Unfortunately, these two principles are frequently misunderstood and misused, and as a consequence, far too many swimmers limit themselves and end up struggling with repetitive performance problems. 

Let's take a closer look at each of these performance principles and how to successfully utilize them so that they enhance, rather than sabotage your swimming.

THE RIGHT & WRONG WAY TO USE YOUR GOALS

Your goals in this sport are absolutely crucial to your ultimate success as a swimmer. Your goals represent where you specifically want to go in this sport and what you really want to achieve. I talk about your goals in swimming as being your “Big Enough Why,” or your dream. It's the main reason that you swim. It's the reason that you are able to drag yourself out of a nice warm bed early in the morning to go and train. It's what helps pick you up after a tough meet or really disappointing setback. It's what helps you push harder in training when your body is loudly telling you to stop because you're too tired or hurting too much! Your Big Enough Why is the “high-test” fuel that keeps you moving fast towards turning your dreams into a reality! 

Regardless of what your Big Enough Why is, whether you swim just because you absolutely love the sport, want to get an Olympic Trials cut, are striving to beat another swimmer or earn a college scholarship, it is absolutely crucial that you learn to use your goals correctly.

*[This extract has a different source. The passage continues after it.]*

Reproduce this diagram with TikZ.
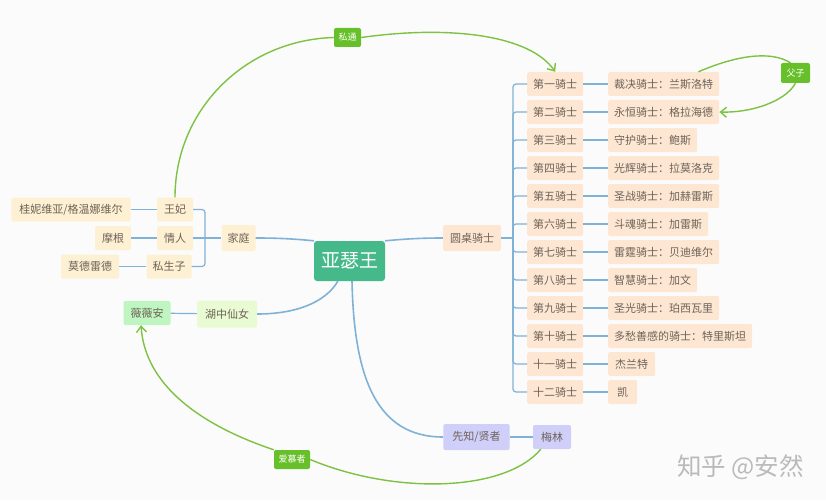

Far too many swimmers misuse their goals by bringing them to meets with them. When you go to a big meet and your focus of concentration is on your goal, either before or during your swims, then you will set yourself up to fail. First off, taking your outcome goals with you when you race will make you incredibly nervous pre-race and that nervousness will tighten your muscles and make it impossible for you to swim to your abilities. Second, bringing your goals with you into your event will distract you from what I call a “fast focus.” 

What's a “fast focus?” It's what you concentrate on during your race that helps you go as fast as possible. Concentrating on the feel of your movement, both before and during your race is a “fast focus.” Specifically, this could mean focusing on the feeling of staying long, how much water you're pulling, your under-waters, feeling your hips up high in the water or your shoulders rolling. This “fast focus” varies per swimmer and depends upon the stroke you're swimming. You will always stay calm, have your confidence and swim fast when you focus on the feel of your movement! However, when you focus on your outcome goals, you're actually concentrating on your thinking and not feel, and this will always slow you down.

Remember, your goals are a motivational tool for training only and the main purpose of your “Big Enough Why” is to motivate you right now to do whatever is necessary to get you moving towards that dream of yours. In fact, you should only be using your goals in training to help you connect what you're doing right now with where you ultimately want to go in this sport! Therefore, whenever the going gets tough in training, you should be asking yourself, “how is what I'm doing right now going to help me get to that goal?” 

THE RIGHT & WRONG WAY TO RACE OTHER SWIMMERS

Since one of the primary reasons that you race is to beat other swimmers, it stands to reason that you would think about and focus on your opponents both before and during your races. Some swimmers do this by going online and looking up opponents' times, others regularly check out the heat sheet before their events to see how fast the competition is, perhaps designing their race strategy based on what they think they know about their opponent while many other swimmers look at and/or think about their opponents both before and especially during their races. 

As a result, far too many swimmers tend to overthink about who they're racing. This over-focus on your opponents will not only get you nervous, but will distract you from that "fast focus." If you are overthinking about who you're swimming against and where they are in the pool, then you will end up distracting yourself from that “fast focus” on the feel of your movement. As a result, you will go much slower than you're capable of and have even less chance of beating them.

So the right way to race other swimmers is to have a good 95% of your focus on the feel of your movement in the race and way in the background, the last 5% of your focus, you can have some peripheral awareness of where your opponent is at. The problem arises when swimmers make their opponents 40-50% or more of their pre- and during-race focus.

So your mental job as a swimmer, if you truly want to go fast when it counts the most, is to “stay in your own lane.” That is, you want to keep your focus on the feel of your movement throughout the entire race. Focusing on where an opponent is and how fast they may be going means that your concentration is on thinking, not feeling, and therefore you will likely end up swimming slower than you could have. 

So first, practice keeping your goals with you every day when you train and NOT bringing them into your meets with you. What this means for your racing is that you want your race focus in the NOW, and not in the FUTURE where your ultimate goals reside! Second, train yourself to stay focused on what you're doing in between your own two lane lines during your races and away from what your teammates or opponents are doing.

Correct these two common mental mistakes made by swimmers and you will be rewarded with more consistent, faster swims!